We are having a Production data-center with 5 ESXI hosts. There are several Linux, windows and Cisco vms. For couple of months we are facing a strange issue of loosing internet connectivity to several Linux vms from outside until we start pinging from the console of those vms. After this process, the vms are reachable from outside for couple of hours. Again the same issue occurs. Apparently, we are having this issue only on few linux vms only. In order to avoid this problem, we are running a cronjob from those vms to ping their respective gateways at every minute to make the internet connectivity alive.
Please note, the linux vms are running with Ubuntu 16.04 or 18.04 or CentOS 7. All the linux vms are having either Open-vm-tools or VMware managed tools installed.
This particular problem is happening across all the ESXI hosts.
Does anyone have any permanent solution to this problem?
Thanks in advance for your help.
Have you tried switching out the virtual NIC in the VMs for one of a different type?
Thank you for your response.
Because of this issue, at first we had used E1000 or E1000e.
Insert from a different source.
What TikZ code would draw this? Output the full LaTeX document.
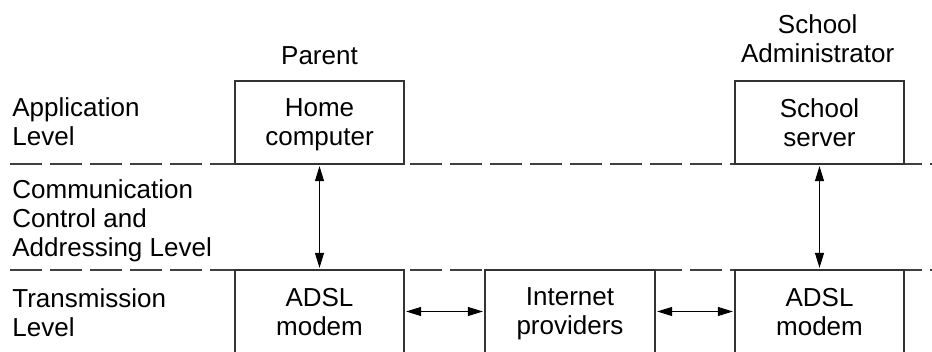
\documentclass[tikz,border=0pt]{standalone}
\usepackage{fontspec}
\setmainfont{Liberation Sans}
\usetikzlibrary{arrows.meta}

\begin{document}
\begin{tikzpicture}[x=1pt, y=-1pt, thick,
    box/.style = {draw=black!80, line width=1.3pt, minimum width=169pt, minimum height=83pt, inner sep=0pt, align=center, text depth=0pt},
    levelname/.style = {anchor=north west, inner sep=0pt, align=left},
    levelline/.style = {draw=black!75, line width=1.1pt, dash pattern=on 32pt off 8pt},
    link/.style = {{Triangle[length=15pt,width=9pt]}-{Triangle[length=15pt,width=9pt]}, line width=1pt, shorten <=1.5pt, shorten >=1.5pt}
    ]
    \useasboundingbox (0,0) rectangle (932,352);
    \fontsize{26}{29}\selectfont

    % levels
    \draw[levelline] (10,164) -- (932,164);
    \draw[levelline] (10,270) -- (932,270);

    \node[levelname] (app) at (12,97) {Application\\Level};
    \node[levelname] (comm) at (12,179) {Communication\\Control and\\Addressing Level};
    \node[levelname] (trans) at (12,288) {Transmission\\Level};

    % users
    \node[anchor=base, inner sep=0pt] (parent) at (319.5,65) {Parent};
    \node[anchor=north, inner sep=0pt, align=center] (admin) at (817.7,14) {School\\Administrator};

    % boxes
    \node[box] (home) at (319.5,122.5) {Home\\computer};
    \node[box] (server) at (819.5,122.5) {School\\server};
    \node[box] (modemL) at (319.5,311.5) {ADSL\\modem};
    \node[box, minimum width=170pt] (isp) at (570,311.5) {Internet\\providers};
    \node[box] (modemR) at (819.5,311.5) {ADSL\\modem};

    \draw[link] (home) -- (modemL);
    \draw[link] (server) -- (modemR);
    \draw[link] (modemL) -- (isp);
    \draw[link] (isp) -- (modemR);

\end{tikzpicture}
\end{document}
As this did not solve the problem, we thought to use VMXNET with Open-vm-tools or VMware tools installed. Currently all VMs are running with VMXNET. But the issue still persists.
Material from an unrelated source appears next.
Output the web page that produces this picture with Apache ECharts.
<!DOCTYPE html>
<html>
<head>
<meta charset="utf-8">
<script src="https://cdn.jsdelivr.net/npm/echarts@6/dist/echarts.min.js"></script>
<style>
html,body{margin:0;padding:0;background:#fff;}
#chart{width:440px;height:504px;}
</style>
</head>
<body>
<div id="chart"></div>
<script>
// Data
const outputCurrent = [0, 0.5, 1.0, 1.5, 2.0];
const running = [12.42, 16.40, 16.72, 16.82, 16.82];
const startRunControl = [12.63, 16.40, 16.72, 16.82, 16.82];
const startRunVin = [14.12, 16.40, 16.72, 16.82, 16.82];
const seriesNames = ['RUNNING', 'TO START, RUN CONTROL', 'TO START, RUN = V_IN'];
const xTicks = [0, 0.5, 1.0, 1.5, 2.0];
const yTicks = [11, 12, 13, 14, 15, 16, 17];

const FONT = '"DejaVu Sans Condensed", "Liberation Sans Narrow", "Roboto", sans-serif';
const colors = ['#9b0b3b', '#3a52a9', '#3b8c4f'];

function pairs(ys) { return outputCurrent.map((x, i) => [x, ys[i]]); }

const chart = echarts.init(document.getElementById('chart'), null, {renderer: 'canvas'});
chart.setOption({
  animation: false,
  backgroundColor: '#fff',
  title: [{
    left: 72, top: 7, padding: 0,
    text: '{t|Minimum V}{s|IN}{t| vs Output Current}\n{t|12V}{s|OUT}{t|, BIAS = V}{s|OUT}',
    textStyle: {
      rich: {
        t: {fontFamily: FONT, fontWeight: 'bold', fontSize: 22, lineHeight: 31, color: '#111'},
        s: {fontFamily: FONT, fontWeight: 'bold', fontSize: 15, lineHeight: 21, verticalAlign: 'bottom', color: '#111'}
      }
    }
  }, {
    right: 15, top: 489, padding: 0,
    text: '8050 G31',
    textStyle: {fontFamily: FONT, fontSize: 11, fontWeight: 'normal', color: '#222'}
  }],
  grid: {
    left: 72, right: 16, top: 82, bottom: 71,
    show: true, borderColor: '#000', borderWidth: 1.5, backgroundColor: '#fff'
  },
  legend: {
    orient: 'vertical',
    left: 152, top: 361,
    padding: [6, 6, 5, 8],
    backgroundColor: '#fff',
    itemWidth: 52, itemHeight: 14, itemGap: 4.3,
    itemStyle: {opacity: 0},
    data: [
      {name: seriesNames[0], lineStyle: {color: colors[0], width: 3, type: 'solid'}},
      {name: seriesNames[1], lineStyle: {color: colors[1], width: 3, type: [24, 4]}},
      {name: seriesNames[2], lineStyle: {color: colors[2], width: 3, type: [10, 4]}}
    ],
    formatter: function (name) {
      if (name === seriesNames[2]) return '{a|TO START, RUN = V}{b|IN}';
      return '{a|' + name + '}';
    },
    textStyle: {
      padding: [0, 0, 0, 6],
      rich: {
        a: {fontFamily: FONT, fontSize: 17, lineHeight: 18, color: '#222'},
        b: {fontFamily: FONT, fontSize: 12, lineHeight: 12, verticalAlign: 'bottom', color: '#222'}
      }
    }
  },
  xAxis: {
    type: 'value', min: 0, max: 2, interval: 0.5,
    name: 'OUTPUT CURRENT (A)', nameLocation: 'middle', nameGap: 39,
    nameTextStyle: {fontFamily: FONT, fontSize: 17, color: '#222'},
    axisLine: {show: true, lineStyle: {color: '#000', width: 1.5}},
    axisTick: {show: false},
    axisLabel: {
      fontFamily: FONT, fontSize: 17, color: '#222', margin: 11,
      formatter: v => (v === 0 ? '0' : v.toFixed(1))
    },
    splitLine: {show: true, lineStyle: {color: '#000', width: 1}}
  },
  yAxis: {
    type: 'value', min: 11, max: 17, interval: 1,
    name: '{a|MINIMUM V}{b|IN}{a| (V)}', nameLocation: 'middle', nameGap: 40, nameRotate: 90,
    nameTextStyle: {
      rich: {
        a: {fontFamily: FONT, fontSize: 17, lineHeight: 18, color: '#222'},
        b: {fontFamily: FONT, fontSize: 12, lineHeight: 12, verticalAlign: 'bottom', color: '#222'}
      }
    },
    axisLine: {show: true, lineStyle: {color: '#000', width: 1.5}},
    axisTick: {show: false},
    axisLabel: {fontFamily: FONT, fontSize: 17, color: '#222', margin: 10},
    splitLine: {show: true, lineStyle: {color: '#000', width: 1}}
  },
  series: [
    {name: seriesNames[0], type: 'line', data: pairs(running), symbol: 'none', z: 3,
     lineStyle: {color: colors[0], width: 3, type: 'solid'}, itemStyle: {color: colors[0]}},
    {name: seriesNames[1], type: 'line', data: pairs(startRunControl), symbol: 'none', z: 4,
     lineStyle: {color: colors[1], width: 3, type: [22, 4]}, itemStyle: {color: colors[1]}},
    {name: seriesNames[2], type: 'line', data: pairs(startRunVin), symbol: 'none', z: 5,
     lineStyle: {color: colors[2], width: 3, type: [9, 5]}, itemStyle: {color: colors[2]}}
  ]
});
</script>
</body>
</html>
Seems kinda like MAC issue - something like your physical switch or router unable to remember or propagate MAC info from your VMs
Next time one of your VMs will lose connectivity please check the following:
1. ARP table on the VM - do you see MAC of the gateway ? do you see MACs of the VMs in the same VLAN subnet ?
2. Can you ping this VM from other VM that is on the same ESXi host and in the same VLAN ?
If the answer for both points is negative you need to go to your networking department - this is L2 connectivity issue and your colleagues need to check switches
You say, that only Linux guests are affected.
If your Windows and Cisco VMs are running on the same hosts and use the same hardware NICs as the Linux VMs I'd suspect an issue with your Linux settings and not an issue on the ESXi side. As already pointed out there should be no hibernating allowed for the NICs inside the VM.
Do you have fixed IP-addresses?
Maybe the gateway drops connections, which are idle for some time and the other VMs either have a better reconnection policy than the affetcted VMs or maintain a stable connection because of permanent traffic or ...?
Thank you for the reply!
I am actually seeing the same thing on the ESXi host itself. I am not able to get to it from Windows and Mac workstations after a certain amount of time (or possibly after the workstations go to sleep). I can see the entry disappears from the ARP table in the workstation. I have to go to the ESXi console and ping the workstation for it to become visible again.
For now, I added a cron job as per the original poster. The cron job just pings my workstation every minute, which reestablishes the connection if ever lost.
It certainly seems like a routing issue - DHCP/DNS appear to be fine. I am trying to track it down, but what boggles my mind is why only the ESXi host is affected while all other devices (IoT, workstations, etc.) are not exhibiting this problem.